WORK TO COMPLETE. Pictures stay out of the copy; set down each line of the listing below exactly.

## BEGIN

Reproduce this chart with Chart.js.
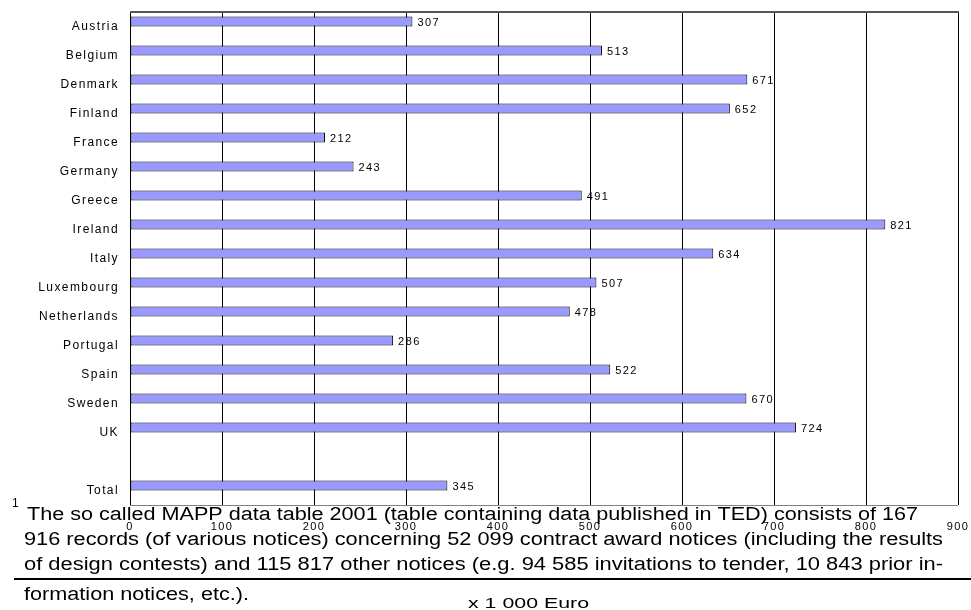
<!DOCTYPE html>
<html>
<head>
<meta charset="utf-8">
<script src="https://cdn.jsdelivr.net/npm/chart.js@4"></script>
<style>
  body { margin: 0; background: #fff; }
  canvas { display: block; }
</style>
</head>
<body>
<canvas id="awardChart" width="971" height="610"></canvas>
<script>
// average value per contract award notice (x 1 000 Euro)
const countries = ['Austria', 'Belgium', 'Denmark', 'Finland', 'France', 'Germany', 'Greece', 'Ireland',
  'Italy', 'Luxembourg', 'Netherlands', 'Portugal', 'Spain', 'Sweden', 'UK', '', 'Total'];
const values = [307, 513, 671, 652, 212, 243, 491, 821, 634, 507, 478, 286, 522, 670, 724, null, 345];
const xTicks = [0, 100, 200, 300, 400, 500, 600, 700, 800, 900];

const footnote = [
  'The so called MAPP data table 2001 (table containing data published in TED) consists of 167',
  '916 records (of various notices) concerning 52 099 contract award notices (including the results',
  'of design contests) and 115 817 other notices (e.g. 94 585 invitations to tender, 10 843 prior in-',
  'formation notices, etc.).'
];
const unitLabel = 'x 1 000 Euro';

const FONT = "'Liberation Sans', Arial, sans-serif";

// the scanned page is stretched sideways: draw text squeezed/stretched to span x0..x1
function fitText(ctx, text, x0, x1, y) {
  ctx.save();
  ctx.letterSpacing = '0px';
  const w = ctx.measureText(text).width;
  ctx.translate(x0, y);
  ctx.scale((x1 - x0) / w, 1);
  ctx.fillText(text, 0, 0);
  ctx.restore();
}

const extras = {
  id: 'extras',
  beforeDraw(chart) {
    chart.ctx.letterSpacing = '1.4px';
  },
  beforeDatasetsDraw(chart) {
    const { ctx, chartArea: a } = chart;
    ctx.save();
    ctx.strokeStyle = '#808080';
    ctx.lineWidth = 1;
    ctx.beginPath();
    ctx.moveTo(a.left, a.bottom + 0.5);
    ctx.lineTo(a.right, a.bottom + 0.5);
    ctx.stroke();
    ctx.strokeStyle = '#555';
    ctx.lineWidth = 2;
    ctx.beginPath();
    ctx.moveTo(a.left, a.top);
    ctx.lineTo(a.right + 1, a.top);
    ctx.stroke();
    ctx.restore();
  },
  afterDatasetsDraw(chart) {
    const ctx = chart.ctx;
    const meta = chart.getDatasetMeta(0);
    ctx.save();
    ctx.font = '11px ' + FONT;
    ctx.fillStyle = '#000';
    ctx.textAlign = 'left';
    ctx.textBaseline = 'middle';
    meta.data.forEach((bar, i) => {
      if (values[i] == null) return;
      ctx.fillText(String(values[i]), bar.x + 5, bar.y + 1);
    });
    ctx.restore();
  },
  afterDraw(chart) {
    const ctx = chart.ctx;
    ctx.save();
    ctx.fillStyle = '#000';
    ctx.textAlign = 'left';
    ctx.textBaseline = 'alphabetic';

    ctx.font = '12px ' + FONT;
    ctx.letterSpacing = '0px';
    ctx.fillText('1', 12, 507);

    ctx.font = '18px ' + FONT;
    fitText(ctx, footnote[0], 27, 918, 520);
    fitText(ctx, footnote[1], 24, 943, 545);
    fitText(ctx, footnote[2], 24, 943, 570);
    fitText(ctx, footnote[3], 24, 249, 600);

    ctx.strokeStyle = '#000';
    ctx.lineWidth = 2;
    ctx.beginPath();
    ctx.moveTo(14, 579);
    ctx.lineTo(971, 579);
    ctx.stroke();

    ctx.font = '15px ' + FONT;
    fitText(ctx, unitLabel, 468, 589, 608);
    ctx.restore();
  }
};

new Chart(document.getElementById('awardChart'), {
  type: 'bar',
  data: {
    labels: countries,
    datasets: [{
      label: 'x 1 000 Euro',
      data: values,
      backgroundColor: '#9999ff',
      borderColor: '#000',
      borderWidth: 1,
      borderSkipped: false
    }, {
      // empty companion series, keeps the bars in the upper part of each row
      label: '',
      data: countries.map(() => null),
      backgroundColor: 'rgba(0,0,0,0)'
    }]
  },
  options: {
    indexAxis: 'y',
    responsive: false,
    animation: false,
    categoryPercentage: 0.69,
    barPercentage: 1.0,
    layout: { padding: { top: 12, right: 13, left: 0, bottom: 0 } },
    plugins: {
      legend: { display: false },
      tooltip: { enabled: false }
    },
    scales: {
      x: {
        type: 'linear',
        min: 0,
        max: 900,
        afterBuildTicks(scale) {
          scale.ticks = xTicks.map(v => ({ value: v }));
        },
        afterFit(scale) {
          scale.height = 105;
          scale.paddingLeft = 0;
          scale.paddingRight = 0;
        },
        grid: { color: '#000', lineWidth: 1, drawTicks: false },
        border: { display: false },
        ticks: {
          padding: 15,
          color: '#000',
          font: { family: FONT, size: 11 }
        }
      },
      y: {
        type: 'category',
        afterFit(scale) {
          scale.width = 130;
          scale.paddingTop = 0;
          scale.paddingBottom = 0;
        },
        grid: { display: false, drawTicks: false },
        border: { display: false },
        ticks: {
          autoSkip: false,
          padding: 11,
          color: '#000',
          font: { family: FONT, size: 12 }
        }
      }
    }
  },
  plugins: [extras]
});
</script>
</body>
</html>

## END

RIGHT ANSWER.
Reproduce this chart with Chart.js.
<!DOCTYPE html>
<html>
<head>
<meta charset="utf-8">
<script src="https://cdn.jsdelivr.net/npm/chart.js@4"></script>
<style>
  body { margin: 0; background: #fff; }
  canvas { display: block; }
</style>
</head>
<body>
<canvas id="awardChart" width="971" height="610"></canvas>
<script>
// average value per contract award notice (x 1 000 Euro)
const countries = ['Austria', 'Belgium', 'Denmark', 'Finland', 'France', 'Germany', 'Greece', 'Ireland',
  'Italy', 'Luxembourg', 'Netherlands', 'Portugal', 'Spain', 'Sweden', 'UK', '', 'Total'];
const values = [307, 513, 671, 652, 212, 243, 491, 821, 634, 507, 478, 286, 522, 670, 724, null, 345];
const xTicks = [0, 100, 200, 300, 400, 500, 600, 700, 800, 900];

const footnote = [
  'The so called MAPP data table 2001 (table containing data published in TED) consists of 167',
  '916 records (of various notices) concerning 52 099 contract award notices (including the results',
  'of design contests) and 115 817 other notices (e.g. 94 585 invitations to tender, 10 843 prior in-',
  'formation notices, etc.).'
];
const unitLabel = 'x 1 000 Euro';

const FONT = "'Liberation Sans', Arial, sans-serif";

// the scanned page is stretched sideways: draw text squeezed/stretched to span x0..x1
function fitText(ctx, text, x0, x1, y) {
  ctx.save();
  ctx.letterSpacing = '0px';
  const w = ctx.measureText(text).width;
  ctx.translate(x0, y);
  ctx.scale((x1 - x0) / w, 1);
  ctx.fillText(text, 0, 0);
  ctx.restore();
}

const extras = {
  id: 'extras',
  beforeDraw(chart) {
    chart.ctx.letterSpacing = '1.4px';
  },
  beforeDatasetsDraw(chart) {
    const { ctx, chartArea: a } = chart;
    ctx.save();
    ctx.strokeStyle = '#808080';
    ctx.lineWidth = 1;
    ctx.beginPath();
    ctx.moveTo(a.left, a.bottom + 0.5);
    ctx.lineTo(a.right, a.bottom + 0.5);
    ctx.stroke();
    ctx.strokeStyle = '#555';
    ctx.lineWidth = 2;
    ctx.beginPath();
    ctx.moveTo(a.left, a.top);
    ctx.lineTo(a.right + 1, a.top);
    ctx.stroke();
    ctx.restore();
  },
  afterDatasetsDraw(chart) {
    const ctx = chart.ctx;
    const meta = chart.getDatasetMeta(0);
    ctx.save();
    ctx.font = '11px ' + FONT;
    ctx.fillStyle = '#000';
    ctx.textAlign = 'left';
    ctx.textBaseline = 'middle';
    meta.data.forEach((bar, i) => {
      if (values[i] == null) return;
      ctx.fillText(String(values[i]), bar.x + 5, bar.y + 1);
    });
    ctx.restore();
  },
  afterDraw(chart) {
    const ctx = chart.ctx;
    ctx.save();
    ctx.fillStyle = '#000';
    ctx.textAlign = 'left';
    ctx.textBaseline = 'alphabetic';

    ctx.font = '12px ' + FONT;
    ctx.letterSpacing = '0px';
    ctx.fillText('1', 12, 507);

    ctx.font = '18px ' + FONT;
    fitText(ctx, footnote[0], 27, 918, 520);
    fitText(ctx, footnote[1], 24, 943, 545);
    fitText(ctx, footnote[2], 24, 943, 570);
    fitText(ctx, footnote[3], 24, 249, 600);

    ctx.strokeStyle = '#000';
    ctx.lineWidth = 2;
    ctx.beginPath();
    ctx.moveTo(14, 579);
    ctx.lineTo(971, 579);
    ctx.stroke();

    ctx.font = '15px ' + FONT;
    fitText(ctx, unitLabel, 468, 589, 608);
    ctx.restore();
  }
};

new Chart(document.getElementById('awardChart'), {
  type: 'bar',
  data: {
    labels: countries,
    datasets: [{
      label: 'x 1 000 Euro',
      data: values,
      backgroundColor: '#9999ff',
      borderColor: '#000',
      borderWidth: 1,
      borderSkipped: false
    }, {
      // empty companion series, keeps the bars in the upper part of each row
      label: '',
      data: countries.map(() => null),
      backgroundColor: 'rgba(0,0,0,0)'
    }]
  },
  options: {
    indexAxis: 'y',
    responsive: false,
    animation: false,
    categoryPercentage: 0.69,
    barPercentage: 1.0,
    layout: { padding: { top: 12, right: 13, left: 0, bottom: 0 } },
    plugins: {
      legend: { display: false },
      tooltip: { enabled: false }
    },
    scales: {
      x: {
        type: 'linear',
        min: 0,
        max: 900,
        afterBuildTicks(scale) {
          scale.ticks = xTicks.map(v => ({ value: v }));
        },
        afterFit(scale) {
          scale.height = 105;
          scale.paddingLeft = 0;
          scale.paddingRight = 0;
        },
        grid: { color: '#000', lineWidth: 1, drawTicks: false },
        border: { display: false },
        ticks: {
          padding: 15,
          color: '#000',
          font: { family: FONT, size: 11 }
        }
      },
      y: {
        type: 'category',
        afterFit(scale) {
          scale.width = 130;
          scale.paddingTop = 0;
          scale.paddingBottom = 0;
        },
        grid: { display: false, drawTicks: false },
        border: { display: false },
        ticks: {
          autoSkip: false,
          padding: 11,
          color: '#000',
          font: { family: FONT, size: 12 }
        }
      }
    }
  },
  plugins: [extras]
});
</script>
</body>
</html>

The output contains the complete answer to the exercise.